_Request_:
Retype the data that follows line by line, exactly, and leave its pictures out.

** Start of Stored data **

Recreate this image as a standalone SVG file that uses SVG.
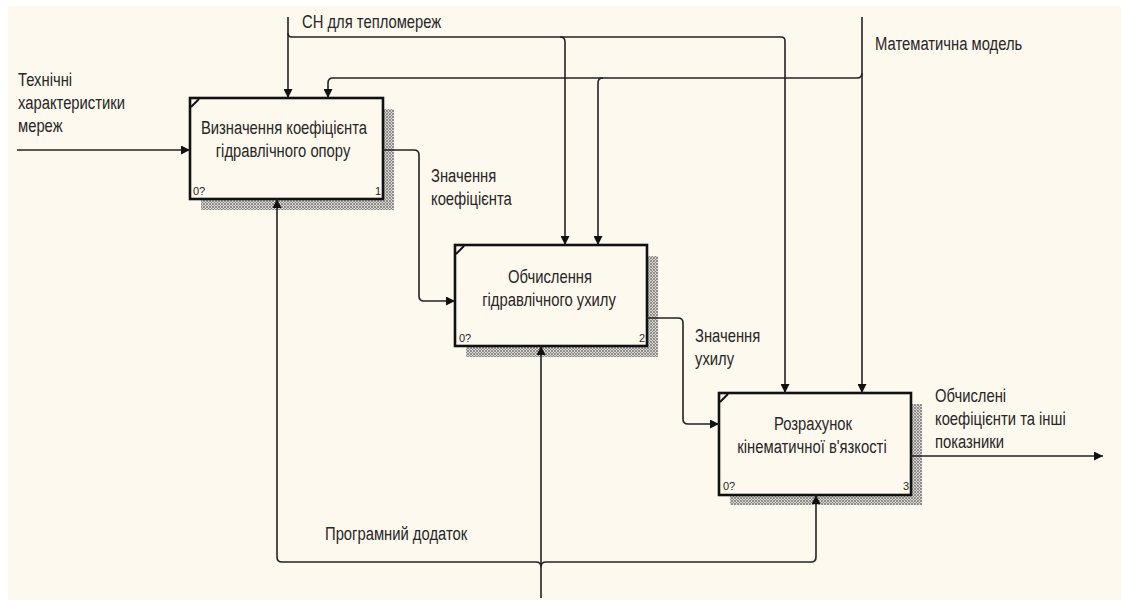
<svg xmlns="http://www.w3.org/2000/svg" width="1121" height="601" viewBox="0 0 1121 601">
  <style>
    .bg { fill: #fef9ef; }
    .box { fill: #fef9ef; stroke: #111; stroke-width: 2.6; }
    .shadow { fill: url(#hatch); }
    .corner { stroke: #111; stroke-width: 2; }
    .line { fill: none; stroke: #222; stroke-width: 1.6; }
    .arrow { marker-end: url(#head); }
    text { font-family: "Liberation Sans", Arial, sans-serif; fill: #262626; }
    .lbl { font-size: 14.8px; }
    .ctr { text-anchor: middle; }
    .num { font-size: 11px; }
    .end { text-anchor: end; }
  </style>
  <defs>
    <pattern id="hatch" width="3" height="3" patternUnits="userSpaceOnUse">
      <rect width="3" height="3" fill="#dcd9d2"/>
      <path d="M0,0 L3,3 M3,0 L0,3" stroke="#7a7a7a" stroke-width="0.8"/>
    </pattern>
    <marker id="head" viewBox="0 0 10 10" refX="10" refY="5" markerWidth="10" markerHeight="9" markerUnits="userSpaceOnUse" orient="auto">
      <path d="M0,0 L10,5 L0,10 Z" fill="#111"/>
    </marker>
  </defs>

  <!-- page -->
  <rect x="0" y="0" width="1121" height="601" fill="#ffffff"/>
  <rect class="bg" x="8" y="6" width="1113" height="594"/>

  <!-- activity boxes -->
  <g id="node-1">
    <rect class="shadow" x="201" y="109" width="193" height="101"/>
    <rect class="box" x="190" y="98" width="193" height="101"/>
    <line class="corner" x1="191" y1="107" x2="199" y2="99"/>
    <text class="lbl ctr" transform="matrix(1,0,0,1.18,284,134)">Визначення коефіцієнта</text>
    <text class="lbl ctr" transform="matrix(1,0,0,1.18,283,157)">гідравлічного опору</text>
    <text class="num" x="193" y="195">0?</text>
    <text class="num end" x="381" y="195">1</text>
  </g>

  <g id="node-2">
    <rect class="shadow" x="466" y="256" width="192" height="101"/>
    <rect class="box" x="455" y="245" width="192" height="101"/>
    <line class="corner" x1="456" y1="254" x2="464" y2="246"/>
    <text class="lbl ctr" transform="matrix(1,0,0,1.18,550,283)">Обчислення</text>
    <text class="lbl ctr" transform="matrix(1,0,0,1.18,549,306)">гідравлічного ухилу</text>
    <text class="num" x="459" y="342">0?</text>
    <text class="num end" x="645" y="342">2</text>
  </g>

  <g id="node-3">
    <rect class="shadow" x="730" y="404" width="192" height="101"/>
    <rect class="box" x="719" y="393" width="192" height="102"/>
    <line class="corner" x1="720" y1="402" x2="728" y2="394"/>
    <text class="lbl ctr" transform="matrix(1,0,0,1.18,813,430)">Розрахунок</text>
    <text class="lbl ctr" transform="matrix(1,0,0,1.18,812,453)">кінематичної в'язкості</text>
    <text class="num" x="723" y="490">0?</text>
    <text class="num end" x="909" y="490">3</text>
  </g>

  <!-- arrows -->
  <g id="connectors">
    <!-- input to box 1 -->
    <path class="line arrow" d="M17,150 H190"/>
    <!-- control: СН для тепломереж -->
    <path class="line arrow" d="M288,17 V98"/>
    <path class="line" d="M288,33 Q288,37 292,37 H781 Q785,37 785,41"/>
    <path class="line arrow" d="M785,41 V393"/>
    <path class="line" d="M560,37 Q565,37 565,42"/>
    <path class="line arrow" d="M565,42 V245"/>
    <!-- control: Математична модель -->
    <path class="line arrow" d="M862,17 V393"/>
    <path class="line" d="M862,73 Q862,78 857,78 H333 Q328,78 328,83"/>
    <path class="line arrow" d="M328,83 V98"/>
    <path class="line" d="M603,78 Q598,78 598,83"/>
    <path class="line arrow" d="M598,83 V245"/>
    <!-- box 1 to box 2 -->
    <path class="line arrow" d="M383,150 H414 Q419,150 419,155 V296 Q419,301 424,301 H455"/>
    <!-- box 2 to box 3 -->
    <path class="line arrow" d="M647,318 H678 Q683,318 683,323 V419 Q683,424 688,424 H719"/>
    <!-- output of box 3 -->
    <path class="line arrow" d="M911,456 H1103"/>
    <!-- mechanism: Програмний додаток -->
    <path class="line arrow" d="M541,598 V346"/>
    <path class="line" d="M536,562 H282 Q277,562 277,557"/>
    <path class="line arrow" d="M277,557 V199"/>
    <path class="line" d="M546,562 H811 Q816,562 816,557"/>
    <path class="line arrow" d="M816,557 V495"/>
    <path class="line" d="M536,562 Q541,562 541,567 Q541,562 546,562"/>
  </g>

  <!-- arrow labels -->
  <g id="labels">
    <text class="lbl" transform="matrix(1,0,0,1.18,18,86)">Технічні</text>
    <text class="lbl" transform="matrix(1,0,0,1.18,18,109)">характеристики</text>
    <text class="lbl" transform="matrix(1,0,0,1.18,18,132)">мереж</text>
    <text class="lbl" transform="matrix(1,0,0,1.18,302,28)">СН для тепломереж</text>
    <text class="lbl" transform="matrix(1,0,0,1.18,875,50)">Математична модель</text>
    <text class="lbl" transform="matrix(1,0,0,1.18,431,182)">Значення</text>
    <text class="lbl" transform="matrix(1,0,0,1.18,431,205)">коефіцієнта</text>
    <text class="lbl" transform="matrix(1,0,0,1.18,695,342)">Значення</text>
    <text class="lbl" transform="matrix(1,0,0,1.18,695,365)">ухилу</text>
    <text class="lbl" transform="matrix(1,0,0,1.18,935,402)">Обчислені</text>
    <text class="lbl" transform="matrix(1,0,0,1.18,935,425)">коефіцієнти та інші</text>
    <text class="lbl" transform="matrix(1,0,0,1.18,935,448)">показники</text>
    <text class="lbl" transform="matrix(1,0,0,1.18,325,540)">Програмний додаток</text>
  </g>
</svg>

** End of Stored data **

_Answer to this exercise_:
Recreate this image as a standalone SVG file that uses SVG.
<svg xmlns="http://www.w3.org/2000/svg" width="1121" height="601" viewBox="0 0 1121 601">
  <style>
    .bg { fill: #fef9ef; }
    .box { fill: #fef9ef; stroke: #111; stroke-width: 2.6; }
    .shadow { fill: url(#hatch); }
    .corner { stroke: #111; stroke-width: 2; }
    .line { fill: none; stroke: #222; stroke-width: 1.6; }
    .arrow { marker-end: url(#head); }
    text { font-family: "Liberation Sans", Arial, sans-serif; fill: #262626; }
    .lbl { font-size: 14.8px; }
    .ctr { text-anchor: middle; }
    .num { font-size: 11px; }
    .end { text-anchor: end; }
  </style>
  <defs>
    <pattern id="hatch" width="3" height="3" patternUnits="userSpaceOnUse">
      <rect width="3" height="3" fill="#dcd9d2"/>
      <path d="M0,0 L3,3 M3,0 L0,3" stroke="#7a7a7a" stroke-width="0.8"/>
    </pattern>
    <marker id="head" viewBox="0 0 10 10" refX="10" refY="5" markerWidth="10" markerHeight="9" markerUnits="userSpaceOnUse" orient="auto">
      <path d="M0,0 L10,5 L0,10 Z" fill="#111"/>
    </marker>
  </defs>

  <!-- page -->
  <rect x="0" y="0" width="1121" height="601" fill="#ffffff"/>
  <rect class="bg" x="8" y="6" width="1113" height="594"/>

  <!-- activity boxes -->
  <g id="node-1">
    <rect class="shadow" x="201" y="109" width="193" height="101"/>
    <rect class="box" x="190" y="98" width="193" height="101"/>
    <line class="corner" x1="191" y1="107" x2="199" y2="99"/>
    <text class="lbl ctr" transform="matrix(1,0,0,1.18,284,134)">Визначення коефіцієнта</text>
    <text class="lbl ctr" transform="matrix(1,0,0,1.18,283,157)">гідравлічного опору</text>
    <text class="num" x="193" y="195">0?</text>
    <text class="num end" x="381" y="195">1</text>
  </g>

  <g id="node-2">
    <rect class="shadow" x="466" y="256" width="192" height="101"/>
    <rect class="box" x="455" y="245" width="192" height="101"/>
    <line class="corner" x1="456" y1="254" x2="464" y2="246"/>
    <text class="lbl ctr" transform="matrix(1,0,0,1.18,550,283)">Обчислення</text>
    <text class="lbl ctr" transform="matrix(1,0,0,1.18,549,306)">гідравлічного ухилу</text>
    <text class="num" x="459" y="342">0?</text>
    <text class="num end" x="645" y="342">2</text>
  </g>

  <g id="node-3">
    <rect class="shadow" x="730" y="404" width="192" height="101"/>
    <rect class="box" x="719" y="393" width="192" height="102"/>
    <line class="corner" x1="720" y1="402" x2="728" y2="394"/>
    <text class="lbl ctr" transform="matrix(1,0,0,1.18,813,430)">Розрахунок</text>
    <text class="lbl ctr" transform="matrix(1,0,0,1.18,812,453)">кінематичної в'язкості</text>
    <text class="num" x="723" y="490">0?</text>
    <text class="num end" x="909" y="490">3</text>
  </g>

  <!-- arrows -->
  <g id="connectors">
    <!-- input to box 1 -->
    <path class="line arrow" d="M17,150 H190"/>
    <!-- control: СН для тепломереж -->
    <path class="line arrow" d="M288,17 V98"/>
    <path class="line" d="M288,33 Q288,37 292,37 H781 Q785,37 785,41"/>
    <path class="line arrow" d="M785,41 V393"/>
    <path class="line" d="M560,37 Q565,37 565,42"/>
    <path class="line arrow" d="M565,42 V245"/>
    <!-- control: Математична модель -->
    <path class="line arrow" d="M862,17 V393"/>
    <path class="line" d="M862,73 Q862,78 857,78 H333 Q328,78 328,83"/>
    <path class="line arrow" d="M328,83 V98"/>
    <path class="line" d="M603,78 Q598,78 598,83"/>
    <path class="line arrow" d="M598,83 V245"/>
    <!-- box 1 to box 2 -->
    <path class="line arrow" d="M383,150 H414 Q419,150 419,155 V296 Q419,301 424,301 H455"/>
    <!-- box 2 to box 3 -->
    <path class="line arrow" d="M647,318 H678 Q683,318 683,323 V419 Q683,424 688,424 H719"/>
    <!-- output of box 3 -->
    <path class="line arrow" d="M911,456 H1103"/>
    <!-- mechanism: Програмний додаток -->
    <path class="line arrow" d="M541,598 V346"/>
    <path class="line" d="M536,562 H282 Q277,562 277,557"/>
    <path class="line arrow" d="M277,557 V199"/>
    <path class="line" d="M546,562 H811 Q816,562 816,557"/>
    <path class="line arrow" d="M816,557 V495"/>
    <path class="line" d="M536,562 Q541,562 541,567 Q541,562 546,562"/>
  </g>

  <!-- arrow labels -->
  <g id="labels">
    <text class="lbl" transform="matrix(1,0,0,1.18,18,86)">Технічні</text>
    <text class="lbl" transform="matrix(1,0,0,1.18,18,109)">характеристики</text>
    <text class="lbl" transform="matrix(1,0,0,1.18,18,132)">мереж</text>
    <text class="lbl" transform="matrix(1,0,0,1.18,302,28)">СН для тепломереж</text>
    <text class="lbl" transform="matrix(1,0,0,1.18,875,50)">Математична модель</text>
    <text class="lbl" transform="matrix(1,0,0,1.18,431,182)">Значення</text>
    <text class="lbl" transform="matrix(1,0,0,1.18,431,205)">коефіцієнта</text>
    <text class="lbl" transform="matrix(1,0,0,1.18,695,342)">Значення</text>
    <text class="lbl" transform="matrix(1,0,0,1.18,695,365)">ухилу</text>
    <text class="lbl" transform="matrix(1,0,0,1.18,935,402)">Обчислені</text>
    <text class="lbl" transform="matrix(1,0,0,1.18,935,425)">коефіцієнти та інші</text>
    <text class="lbl" transform="matrix(1,0,0,1.18,935,448)">показники</text>
    <text class="lbl" transform="matrix(1,0,0,1.18,325,540)">Програмний додаток</text>
  </g>
</svg>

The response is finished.